Soweit sich der Zulassungsantrag gegen die Ablehnung des in der mündlichen Verhandlung gestellten bedingten Beweisantrags wendet, ob den Klägern in der Ostukraine wegen der Zugehörigkeit zur Religionsgemeinschaft der Zeugen Jehovas Angriffe auf Leib und Leben drohen, ist ein Verfahrensmangel nicht hinreichend dargelegt. Auf die Beweisfrage kam es nach der Rechtsansicht des Verwaltungsgerichts nicht an, da es davon ausgegangen ist, den Klägern stehe eine inländische Fluchtalternative in den von der Regierung kontrollierten Landesteilen im Westen der Ukraine zur Verfügung. Ob in der Ostukraine mit beachtlicher Wahrscheinlichkeit eine Verfolgung wegen der Zugehörigkeit zur Glaubensgemeinschaft der Zeugen Jehovas zu befürchten ist, war daher vom Standpunkt des Verwaltungsgerichts aus nicht entscheidungserheblich.
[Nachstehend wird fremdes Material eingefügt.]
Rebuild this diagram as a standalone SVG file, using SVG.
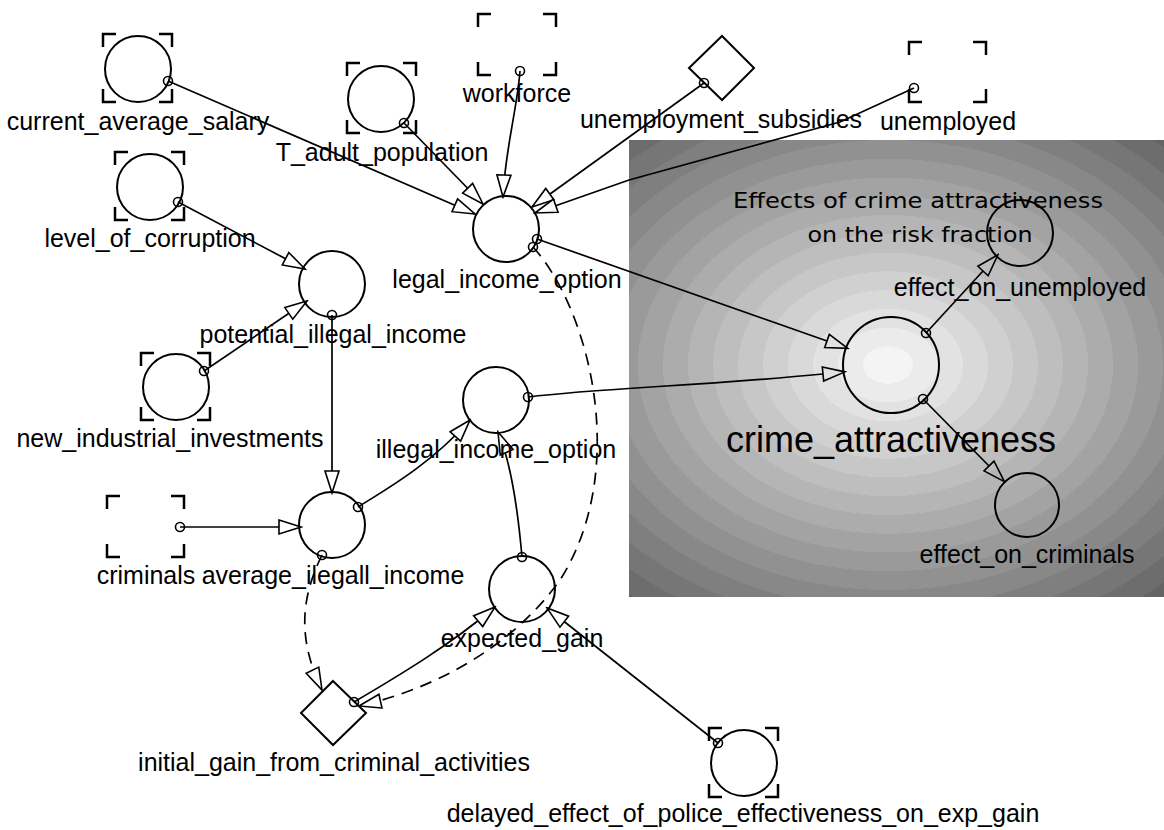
<svg xmlns="http://www.w3.org/2000/svg" width="1164" height="830" viewBox="0 0 1164 830">
<style>
.lbl{font-family:"Liberation Sans",Arial,sans-serif;font-size:25px;fill:#000;text-anchor:middle}
.big{font-size:36px}
.ttl{font-family:"Comic Sans MS","DejaVu Sans",sans-serif;font-size:21px;fill:#000;text-anchor:middle}
.nd{fill:none;stroke:#000;stroke-width:2}
.br{fill:none;stroke:#000;stroke-width:2.5}
.sc{fill:none;stroke:#000;stroke-width:1.6}
.ln{fill:none;stroke:#000;stroke-width:1.7;marker-end:url(#arr)}
.lg{fill:none;stroke:#000;stroke-width:1.7;marker-end:url(#arrB)}
.ds{fill:none;stroke:#000;stroke-width:1.7;stroke-dasharray:12,8;marker-end:url(#arr)}
</style>
<defs>
<marker id="arr" markerUnits="userSpaceOnUse" markerWidth="26" markerHeight="18" viewBox="-2 -2 26 18" refX="22" refY="7" orient="auto">
<path d="M0,0 L22,7 L0,14 Z" fill="#fff" stroke="#000" stroke-width="1.6"/>
</marker>
<marker id="arrB" markerUnits="userSpaceOnUse" markerWidth="26" markerHeight="18" viewBox="-2 -2 26 18" refX="0" refY="7" orient="auto">
<path d="M0,0 L22,7 L0,14 Z" fill="none" stroke="#000" stroke-width="1.6"/>
</marker>
<radialGradient id="rg" gradientUnits="userSpaceOnUse" cx="0" cy="0" r="1" gradientTransform="translate(888,365) scale(400,300)">
<stop offset="0" stop-color="#f4f4f4"/><stop offset="0.0625" stop-color="#f4f4f4"/>
<stop offset="0.0625" stop-color="#ebebeb"/><stop offset="0.125" stop-color="#ebebeb"/>
<stop offset="0.125" stop-color="#e2e2e2"/><stop offset="0.1875" stop-color="#e2e2e2"/>
<stop offset="0.1875" stop-color="#d9d9d9"/><stop offset="0.25" stop-color="#d9d9d9"/>
<stop offset="0.25" stop-color="#d0d0d0"/><stop offset="0.3125" stop-color="#d0d0d0"/>
<stop offset="0.3125" stop-color="#c7c7c7"/><stop offset="0.375" stop-color="#c7c7c7"/>
<stop offset="0.375" stop-color="#bebebe"/><stop offset="0.4375" stop-color="#bebebe"/>
<stop offset="0.4375" stop-color="#b5b5b5"/><stop offset="0.5" stop-color="#b5b5b5"/>
<stop offset="0.5" stop-color="#acacac"/><stop offset="0.5625" stop-color="#acacac"/>
<stop offset="0.5625" stop-color="#a3a3a3"/><stop offset="0.625" stop-color="#a3a3a3"/>
<stop offset="0.625" stop-color="#9a9a9a"/><stop offset="0.6875" stop-color="#9a9a9a"/>
<stop offset="0.6875" stop-color="#919191"/><stop offset="0.75" stop-color="#919191"/>
<stop offset="0.75" stop-color="#888888"/><stop offset="0.8125" stop-color="#888888"/>
<stop offset="0.8125" stop-color="#7f7f7f"/><stop offset="0.875" stop-color="#7f7f7f"/>
<stop offset="0.875" stop-color="#767676"/><stop offset="0.9375" stop-color="#767676"/>
<stop offset="0.9375" stop-color="#6d6d6d"/><stop offset="1" stop-color="#6d6d6d"/>
<stop offset="1" stop-color="#646464"/>
</radialGradient>
</defs>
<rect width="1164" height="830" fill="#fff"/>
<g id="panel">
<rect x="629" y="140" width="535" height="457" fill="url(#rg)"/>
<text class="ttl" x="918" y="208" textLength="370" lengthAdjust="spacingAndGlyphs">Effects of crime attractiveness</text>
<text class="ttl" x="920" y="242" textLength="225" lengthAdjust="spacingAndGlyphs">on the risk fraction</text>
</g>
<g id="connectors">
<path class="ln" d="M168,81 L475,214"/>
<path class="ln" d="M404,123 L483,204"/>
<path class="ln" d="M520,71 C517,110 505,150 503,197"/>
<path class="ln" d="M704,83 L532,207"/>
<path class="ln" d="M914,88 L840,122 L629,180 L535,213"/>
<path class="ln" d="M178,202 L305,269"/>
<path class="ln" d="M204,371 L307,301"/>
<path class="ln" d="M332,315 L332,493"/>
<path class="ln" d="M180,527 L301,527"/>
<path class="ln" d="M358,507 C385,490 430,465 470,420"/>
<path class="ln" d="M522,557 C517,500 510,460 498,432"/>
<path class="ln" d="M354,702 C400,675 450,645 495,607"/>
<path class="ln" d="M718,743 L547,608"/>
<path class="lg" d="M537,239 L827,341"/>
<path class="lg" d="M528,397 C600,388 700,386 823,374"/>
<path class="lg" d="M926,333 L983,271"/>
<path class="lg" d="M923,399 L989,466"/>
<path class="ds" d="M533,247 C590,310 630,470 560,580 C510,650 430,690 359,706"/>
<path class="ds" d="M322,555 C300,600 298,640 322,690"/>
</g>
<g id="current_average_salary">
<circle class="nd" cx="138" cy="69" r="33"/>
<path class="br" d="M103,47V34H116 M159,34H172V47 M103,89V102H116 M159,102H172V89"/>
<circle class="sc" cx="168" cy="81" r="4.5"/>
<text class="lbl" x="138" y="130">current_average_salary</text>
</g>
<g id="T_adult_population">
<circle class="nd" cx="381" cy="99" r="33"/>
<path class="br" d="M347,76V63H360 M403,63H416V76 M347,120V133H360 M403,133H416V120"/>
<circle class="sc" cx="404" cy="123" r="4.5"/>
<text class="lbl" x="382" y="161">T_adult_population</text>
</g>
<g id="workforce">
<path class="br" d="M478,27V14H491 M543,14H556V27 M478,62V75H491 M543,75H556V62"/>
<circle class="sc" cx="520" cy="71" r="4.5"/>
<text class="lbl" x="517" y="102">workforce</text>
</g>
<g id="unemployment_subsidies">
<path class="nd" d="M722,36 L754,68 L722,100 L689,68 Z"/>
<circle class="sc" cx="704" cy="83" r="4.5"/>
<text class="lbl" x="721" y="128">unemployment_subsidies</text>
</g>
<g id="unemployed">
<path class="br" d="M909,55V42H922 M973,42H986V55 M909,89V102H922 M973,102H986V89"/>
<circle class="sc" cx="914" cy="88" r="4.5"/>
<text class="lbl" x="948" y="130">unemployed</text>
</g>
<g id="level_of_corruption">
<circle class="nd" cx="150" cy="187" r="33"/>
<path class="br" d="M115,165V152H128 M171,152H184V165 M115,207V220H128 M171,220H184V207"/>
<circle class="sc" cx="178" cy="202" r="4.5"/>
<text class="lbl" x="150" y="247">level_of_corruption</text>
</g>
<g id="legal_income_option">
<circle class="nd" cx="506" cy="229" r="33"/>
<circle class="sc" cx="537" cy="239" r="4.5"/>
<circle class="sc" cx="533" cy="247" r="4.5"/>
<text class="lbl" x="507" y="288">legal_income_option</text>
</g>
<g id="potential_illegal_income">
<circle class="nd" cx="332" cy="284" r="33"/>
<circle class="sc" cx="332" cy="315" r="4.5"/>
<text class="lbl" x="333" y="343">potential_illegal_income</text>
</g>
<g id="new_industrial_investments">
<circle class="nd" cx="176" cy="387" r="33"/>
<path class="br" d="M141,366V353H154 M197,353H210V366 M141,407V420H154 M197,420H210V407"/>
<circle class="sc" cx="204" cy="371" r="4.5"/>
<text class="lbl" x="170" y="447">new_industrial_investments</text>
</g>
<g id="illegal_income_option">
<circle class="nd" cx="496" cy="400" r="33"/>
<circle class="sc" cx="528" cy="397" r="4.5"/>
<text class="lbl" x="496" y="458">illegal_income_option</text>
</g>
<g id="criminals">
<path class="br" d="M107,509V496H120 M171,496H184V509 M107,544V557H120 M171,557H184V544"/>
<circle class="sc" cx="180" cy="527" r="4.5"/>
<text class="lbl" x="146" y="584">criminals</text>
</g>
<g id="average_ilegall_income">
<circle class="nd" cx="332" cy="525" r="33"/>
<circle class="sc" cx="358" cy="507" r="4.5"/>
<circle class="sc" cx="322" cy="555" r="4.5"/>
<text class="lbl" x="333" y="584">average_ilegall_income</text>
</g>
<g id="expected_gain">
<circle class="nd" cx="522" cy="589" r="33"/>
<circle class="sc" cx="522" cy="557" r="4.5"/>
<text class="lbl" x="522" y="647">expected_gain</text>
</g>
<g id="initial_gain_from_criminal_activities">
<path class="nd" d="M333,681 L366,713 L333,745 L301,713 Z"/>
<circle class="sc" cx="354" cy="702" r="4.5"/>
<text class="lbl" x="334" y="771">initial_gain_from_criminal_activities</text>
</g>
<g id="delayed_effect_of_police_effectiveness_on_exp_gain">
<circle class="nd" cx="744" cy="763" r="33"/>
<path class="br" d="M709,741V728H722 M765,728H778V741 M709,784V797H722 M765,797H778V784"/>
<circle class="sc" cx="718" cy="743" r="4.5"/>
<text class="lbl" x="743" y="822">delayed_effect_of_police_effectiveness_on_exp_gain</text>
</g>
<g id="crime_attractiveness">
<circle class="nd" cx="891" cy="365" r="48"/>
<circle class="sc" cx="926" cy="333" r="4.5"/>
<circle class="sc" cx="923" cy="399" r="4.5"/>
<text class="lbl big" x="891" y="452">crime_attractiveness</text>
</g>
<g id="effect_on_unemployed">
<circle class="nd" cx="1020" cy="233" r="33"/>
<text class="lbl" x="1020" y="296">effect_on_unemployed</text>
</g>
<g id="effect_on_criminals">
<circle class="nd" cx="1027" cy="505" r="32"/>
<text class="lbl" x="1027" y="563">effect_on_criminals</text>
</g>
</svg>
3. Den Klägern kann mangels hinreichender Erfolgsaussichten ihres Rechtsbehelfs auch keine Prozesskostenhilfe bewilligt und ihr Prozessvertreter nicht beigeordnet werden (§ 166 Abs. 1 VwGO i.V.m. § 114 Abs. 1 Satz 1, § 121 Abs. 1 ZPO).
4. Die Kostenentscheidung beruht auf § 154 Abs. 2 VwGO, § 83b AsylG.
5. Mit dieser gemäß § 80 AsylG unanfechtbaren Entscheidung wird das Urteil des Verwaltungsgerichts rechtskräftig (§ 78 Abs. 5 Satz 2 AsylG).